El fotoperiodismo es César.

 

Porque es de esos que no miran el reloj hasta que no han sacado la imagen que quieren y que desean.

 

Que necesitan.

 

Que riñen con el Guardia Civil de turno que estorba, que se erige como guardián de la moral, y no sólo riñe, lo desautoriza y también lo sonsaca. Es de los que con un chasquido de su lengua hace callar al alcalde que ante sus vecinos miente o lo intenta. De los que ante un crimen atroz no les tiembla el pulso y disparan y no se plantean cosas, ni tonterías, ni dudas palurdas de gente aburrida y sensiblera.

 

Disparan porque no sabrían qué otra cosa hacer. Sin complejos. Sin remilgos.

 

Maestro y comandante.
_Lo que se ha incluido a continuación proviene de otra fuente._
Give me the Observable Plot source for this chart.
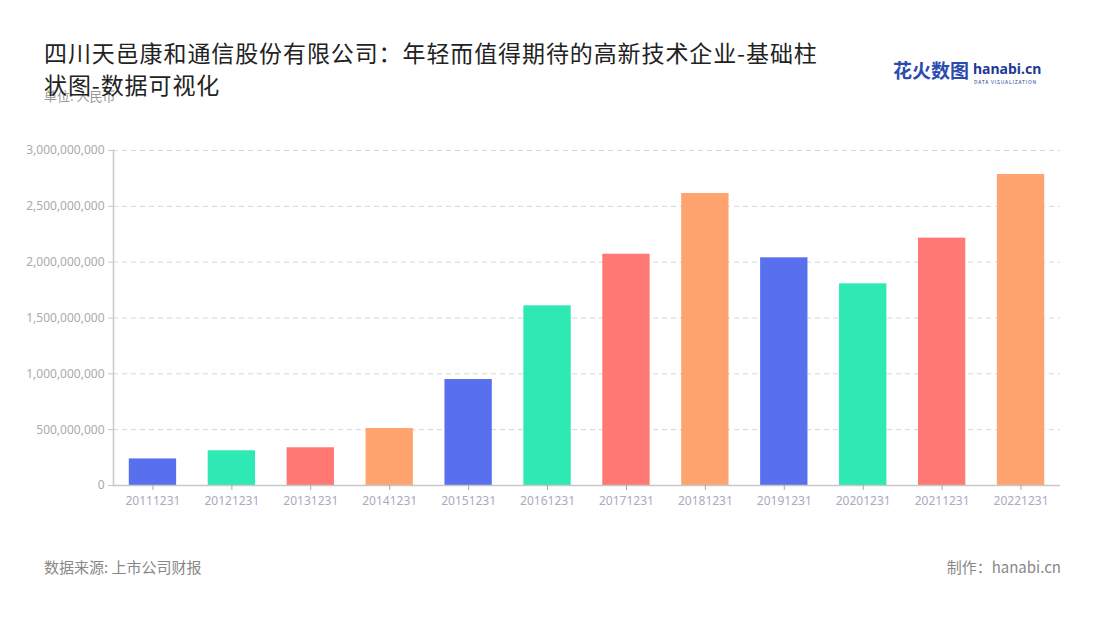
<!DOCTYPE html>
<html>
<head>
<meta charset="utf-8">
<script src="https://cdn.jsdelivr.net/npm/d3@7"></script>
<script src="https://cdn.jsdelivr.net/npm/@observablehq/plot@0.6"></script>
<style>
  body { margin: 0; background: #fff; font-family: "Noto Sans CJK SC", "Noto Sans", sans-serif; }
  #wrap { position: relative; width: 1100px; height: 620px; overflow: hidden; }
  #title { position: absolute; left: 44px; top: 36px; width: 820px; font-size: 23px; letter-spacing: 0.9px; line-height: 32px; color: #222; z-index: 2; white-space: nowrap; }
  #unit { position: absolute; left: 44px; top: 86px; font-size: 13px; color: #999; z-index: 1; }
  #logo { position: absolute; left: 893px; top: 56px; width: 150px; height: 30px; font-size: 19px; font-weight: bold; color: #2b4bb0; }
  #logo .en { position: absolute; left: 80px; top: 3px; font-size: 14px; color: #1e3a99; font-family: "Noto Sans", sans-serif; }
  #logo .sub { position: absolute; left: 81px; top: 22px; font-size: 5px; letter-spacing: 0.8px; color: #1e3a99; font-weight: normal; white-space: nowrap; }
  #chart { position: absolute; left: 0; top: 130px; }
  #source { position: absolute; left: 44px; top: 556px; font-size: 15px; color: #888; }
  #maker { position: absolute; right: 39px; top: 556px; font-size: 15px; color: #888; }
</style>
</head>
<body>
<div id="wrap">
  <div id="title">四川天邑康和通信股份有限公司：年轻而值得期待的高新技术企业-基础柱<br>状图-数据可视化</div>
  <div id="unit">单位: 人民币</div>
  <div id="logo"><span>花火数图</span><span class="en">hanabi.cn</span><span class="sub">DATA VISUALIZATION</span></div>
  <div id="chart"></div>
  <div id="source">数据来源: 上市公司财报</div>
  <div id="maker">制作：hanabi.cn</div>
</div>
<script>
const dates = ["20111231","20121231","20131231","20141231","20151231","20161231","20171231","20181231","20191231","20201231","20211231","20221231"];
const values = [238000000, 311000000, 338000000, 510000000, 949000000, 1609000000, 2071000000, 2615000000, 2039000000, 1806000000, 2215000000, 2785000000];
const yTicks = [0, 500000000, 1000000000, 1500000000, 2000000000, 2500000000, 3000000000];
const palette = ["#5970ee", "#2ee9b3", "#ff7873", "#ffa46f"];

const data = dates.map((d, i) => ({date: d, value: values[i], idx: i % 4}));

const chart = Plot.plot({
  width: 1100,
  height: 400,
  marginLeft: 113,
  marginRight: 40,
  marginTop: 20,
  marginBottom: 45,
  style: {fontFamily: "Noto Sans, sans-serif", fontSize: "12px", background: "transparent"},
  x: {domain: dates, paddingInner: 0.4, paddingOuter: 0.2, round: false, label: null},
  y: {domain: [0, 3000000000], label: null},
  color: {type: "ordinal", domain: [0, 1, 2, 3], range: palette},
  marks: [
    Plot.gridY(yTicks.filter(t => t > 0), {stroke: "#d6d6d6", strokeOpacity: 1, strokeDasharray: "5,4"}),
    Plot.barY(data, {x: "date", y: "value", fill: "idx"}),
    Plot.ruleY([0], {stroke: "#c8c8c8", strokeWidth: 1.5}),
    Plot.frame({anchor: "left", stroke: "#c8c8c8", strokeWidth: 1.5}),
    Plot.axisY({ticks: yTicks, tickFormat: d3.format(","), tickSize: 5, tickPadding: 4, stroke: "#c8c8c8", fill: "#aaa", fontSize: 12}),
    Plot.axisX({tickSize: 5, tickPadding: 6, stroke: "#aaa", fill: "#aab", fontSize: 12})
  ]
});
document.getElementById("chart").appendChild(chart);
</script>
</body>
</html>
Como demostró aquel día en que, un fotógrafo de la competencia, otro inusual amigo suyo, contemplando el lamentable espectáculo de cenicero que había en su coche, algo así como un monolito de colillas apiladas, le preguntó cuándo demonios pensaba tirarlas. César prendió de nuevo otro cigarro con el anterior y respondió “cuando cambie de coche “

 

César nos abandonó un día frío de febrero. Más frío si cabe porque fue el que eligió para marcharse y dejarnos huérfanos de sus fotos y de sus santas locuras.

 

Aunque como ya os he contado, César no era ningún santo.

 

Como ningún fotógrafo de prensa que se precie lo es.

 

Supongo que eso no cuadra bien con el oficio. Que todos y cada uno de nosotros albergamos un rincón oscuro e inhóspito en nuestra alma, que nos otorga la fuerza y el valor para ser notarios, con una naturalidad pasmosa, de una realidad tantas veces enfermiza y difícil de digerir. César tenía ese don. Como otros fotógrafos de su generación y de los que tanto hemos aprendido los que venimos detrás.

 

A su hija Carmen, que trabajó a su lado en tantas ocasiones, fotoperiodista de herencia, de raza y de actitud, le di el pésame cayendo en los tópicos y lugares comunes propios de una situación tan dura. Pero supongo que al final lo arreglé con una frase que probablemente, para cualquier persona, justifique toda una vida: “Tu padre es un gran tipo”.

 

También, sin duda ninguna, un maravilloso fotógrafo. Un referente y una leyenda. Aunque no tenga ni la más remota idea de cómo ha de agarrarse una cámara.